### Material to process:

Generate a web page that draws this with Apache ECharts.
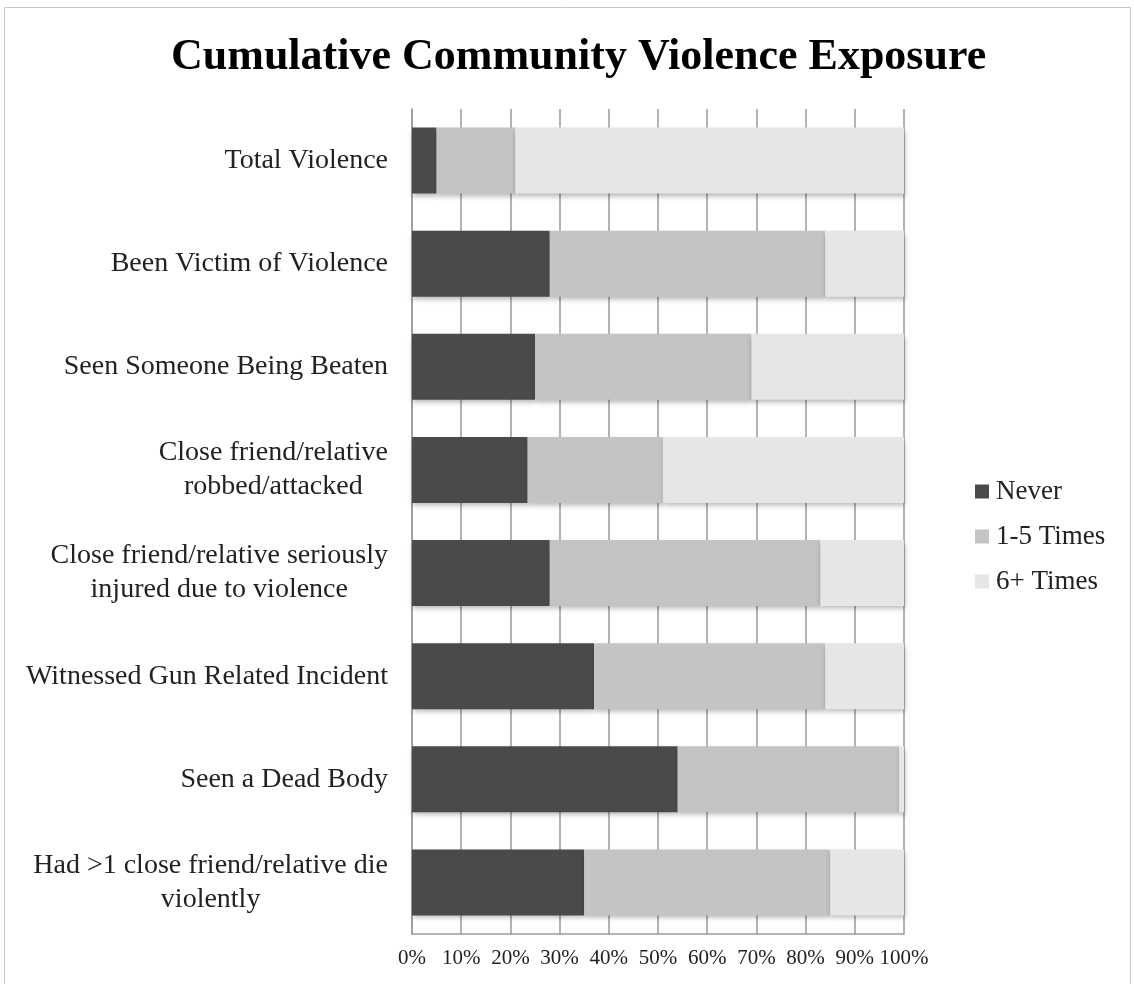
<!DOCTYPE html>
<html>
<head>
<meta charset="utf-8">
<script src="https://cdn.jsdelivr.net/npm/echarts@6/dist/echarts.min.js"></script>
<style>
html,body{margin:0;padding:0;background:#fff;}
#chart{width:1134px;height:984px;}
</style>
</head>
<body>
<div id="chart"></div>
<script>
const categories = [
  'Total Violence',
  'Been Victim of Violence',
  'Seen Someone Being Beaten',
  'Close friend/relative\nrobbed/attacked',
  'Close friend/relative seriously\ninjured due to violence',
  'Witnessed Gun Related Incident',
  'Seen a Dead Body',
  'Had >1 close friend/relative die\nviolently'
];
const seriesNames = ['Never', '1-5 Times', '6+ Times'];
const never     = [5, 28, 25, 23.5, 28, 37, 54, 35];
const oneToFive = [16, 56, 44, 27.5, 55, 47, 45, 50];
const sixPlus   = [79, 16, 31, 49, 17, 16, 1, 15];
const xTicks = [0, 10, 20, 30, 40, 50, 60, 70, 80, 90, 100];

const colors = ['#4a4a4a', '#c4c4c4', '#e6e6e6'];
const FONT = 'Liberation Serif';

const chart = echarts.init(document.getElementById('chart'));
const barStyle = (c) => ({
  color: c,
  shadowColor: 'rgba(0,0,0,0.28)',
  shadowBlur: 5,
  shadowOffsetX: 1,
  shadowOffsetY: 3
});
const data = [never, oneToFive, sixPlus];
chart.setOption({
  backgroundColor: '#fff',
  animation: false,
  graphic: [{
    type: 'rect',
    shape: {x: 4.5, y: 7.5, width: 1126, height: 990},
    style: {fill: 'none', stroke: '#c8c8c8', lineWidth: 1}
  }],
  title: {
    text: 'Cumulative Community Violence Exposure',
    left: 166,
    top: 31,
    textStyle: {fontFamily: FONT, fontWeight: 'bold', fontSize: 44, color: '#000'}
  },
  legend: {
    orient: 'vertical',
    left: 970,
    top: 473,
    itemWidth: 14,
    itemHeight: 14,
    itemGap: 18,
    icon: 'rect',
    data: seriesNames,
    textStyle: {fontFamily: FONT, fontSize: 27, color: '#222', padding: [0, 0, 0, 2]}
  },
  grid: {left: 412, right: 230, top: 109, bottom: 50, containLabel: false},
  xAxis: {
    type: 'value',
    min: xTicks[0],
    max: xTicks[xTicks.length - 1],
    interval: 10,
    axisLine: {show: true, lineStyle: {color: '#9a9a9a', width: 1.5}},
    axisTick: {show: false},
    splitLine: {show: true, lineStyle: {color: '#9a9a9a', width: 1.5}},
    axisLabel: {
      formatter: '{value}%',
      fontFamily: FONT, fontSize: 21, color: '#222', margin: 14
    }
  },
  yAxis: {
    type: 'category',
    inverse: true,
    data: categories,
    axisLine: {show: true, lineStyle: {color: '#9a9a9a', width: 1.5}},
    axisTick: {show: false},
    splitLine: {show: false},
    axisLabel: {
      margin: 24,
      align: 'right',
      formatter: (v) => v.split('\n').map(l => '{c|' + l + '}').join('\n'),
      rich: {
        c: {align: 'center', fontFamily: FONT, fontSize: 28, color: '#222', lineHeight: 34}
      }
    }
  },
  series: seriesNames.map((name, i) => ({
    name: name,
    type: 'bar',
    stack: 'total',
    barCategoryGap: '36%',
    itemStyle: barStyle(colors[i]),
    data: data[i]
  })),
  color: colors
});
</script>
</body>
</html>
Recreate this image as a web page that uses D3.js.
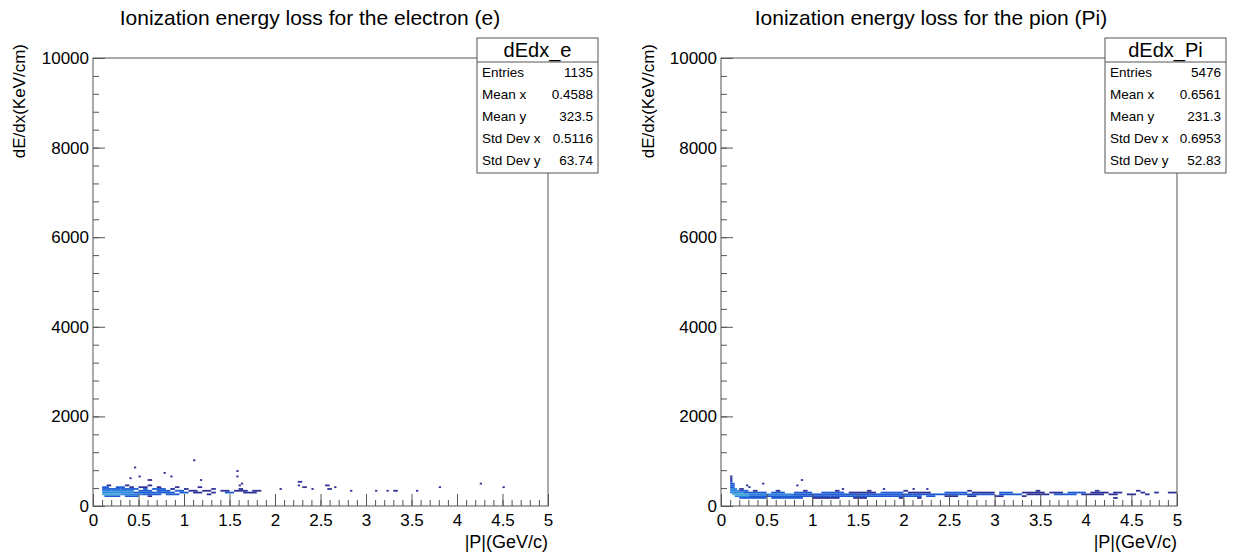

### Problem to work on:
Transcribe the records word for word and include no pictures.

### Task output:
Generate a web page that draws this with Apache ECharts.
<!DOCTYPE html>
<html>
<head>
<meta charset="utf-8">
<script src="https://cdn.jsdelivr.net/npm/echarts@6/dist/echarts.min.js"></script>
<style>
html,body{margin:0;padding:0;background:#fff;}
#chart{width:1134px;height:984px;}
</style>
</head>
<body>
<div id="chart"></div>
<script>
const categories = [
  'Total Violence',
  'Been Victim of Violence',
  'Seen Someone Being Beaten',
  'Close friend/relative\nrobbed/attacked',
  'Close friend/relative seriously\ninjured due to violence',
  'Witnessed Gun Related Incident',
  'Seen a Dead Body',
  'Had >1 close friend/relative die\nviolently'
];
const seriesNames = ['Never', '1-5 Times', '6+ Times'];
const never     = [5, 28, 25, 23.5, 28, 37, 54, 35];
const oneToFive = [16, 56, 44, 27.5, 55, 47, 45, 50];
const sixPlus   = [79, 16, 31, 49, 17, 16, 1, 15];
const xTicks = [0, 10, 20, 30, 40, 50, 60, 70, 80, 90, 100];

const colors = ['#4a4a4a', '#c4c4c4', '#e6e6e6'];
const FONT = 'Liberation Serif';

const chart = echarts.init(document.getElementById('chart'));
const barStyle = (c) => ({
  color: c,
  shadowColor: 'rgba(0,0,0,0.28)',
  shadowBlur: 5,
  shadowOffsetX: 1,
  shadowOffsetY: 3
});
const data = [never, oneToFive, sixPlus];
chart.setOption({
  backgroundColor: '#fff',
  animation: false,
  graphic: [{
    type: 'rect',
    shape: {x: 4.5, y: 7.5, width: 1126, height: 990},
    style: {fill: 'none', stroke: '#c8c8c8', lineWidth: 1}
  }],
  title: {
    text: 'Cumulative Community Violence Exposure',
    left: 166,
    top: 31,
    textStyle: {fontFamily: FONT, fontWeight: 'bold', fontSize: 44, color: '#000'}
  },
  legend: {
    orient: 'vertical',
    left: 970,
    top: 473,
    itemWidth: 14,
    itemHeight: 14,
    itemGap: 18,
    icon: 'rect',
    data: seriesNames,
    textStyle: {fontFamily: FONT, fontSize: 27, color: '#222', padding: [0, 0, 0, 2]}
  },
  grid: {left: 412, right: 230, top: 109, bottom: 50, containLabel: false},
  xAxis: {
    type: 'value',
    min: xTicks[0],
    max: xTicks[xTicks.length - 1],
    interval: 10,
    axisLine: {show: true, lineStyle: {color: '#9a9a9a', width: 1.5}},
    axisTick: {show: false},
    splitLine: {show: true, lineStyle: {color: '#9a9a9a', width: 1.5}},
    axisLabel: {
      formatter: '{value}%',
      fontFamily: FONT, fontSize: 21, color: '#222', margin: 14
    }
  },
  yAxis: {
    type: 'category',
    inverse: true,
    data: categories,
    axisLine: {show: true, lineStyle: {color: '#9a9a9a', width: 1.5}},
    axisTick: {show: false},
    splitLine: {show: false},
    axisLabel: {
      margin: 24,
      align: 'right',
      formatter: (v) => v.split('\n').map(l => '{c|' + l + '}').join('\n'),
      rich: {
        c: {align: 'center', fontFamily: FONT, fontSize: 28, color: '#222', lineHeight: 34}
      }
    }
  },
  series: seriesNames.map((name, i) => ({
    name: name,
    type: 'bar',
    stack: 'total',
    barCategoryGap: '36%',
    itemStyle: barStyle(colors[i]),
    data: data[i]
  })),
  color: colors
});
</script>
</body>
</html>
Recreate this image as a web page that uses D3.js.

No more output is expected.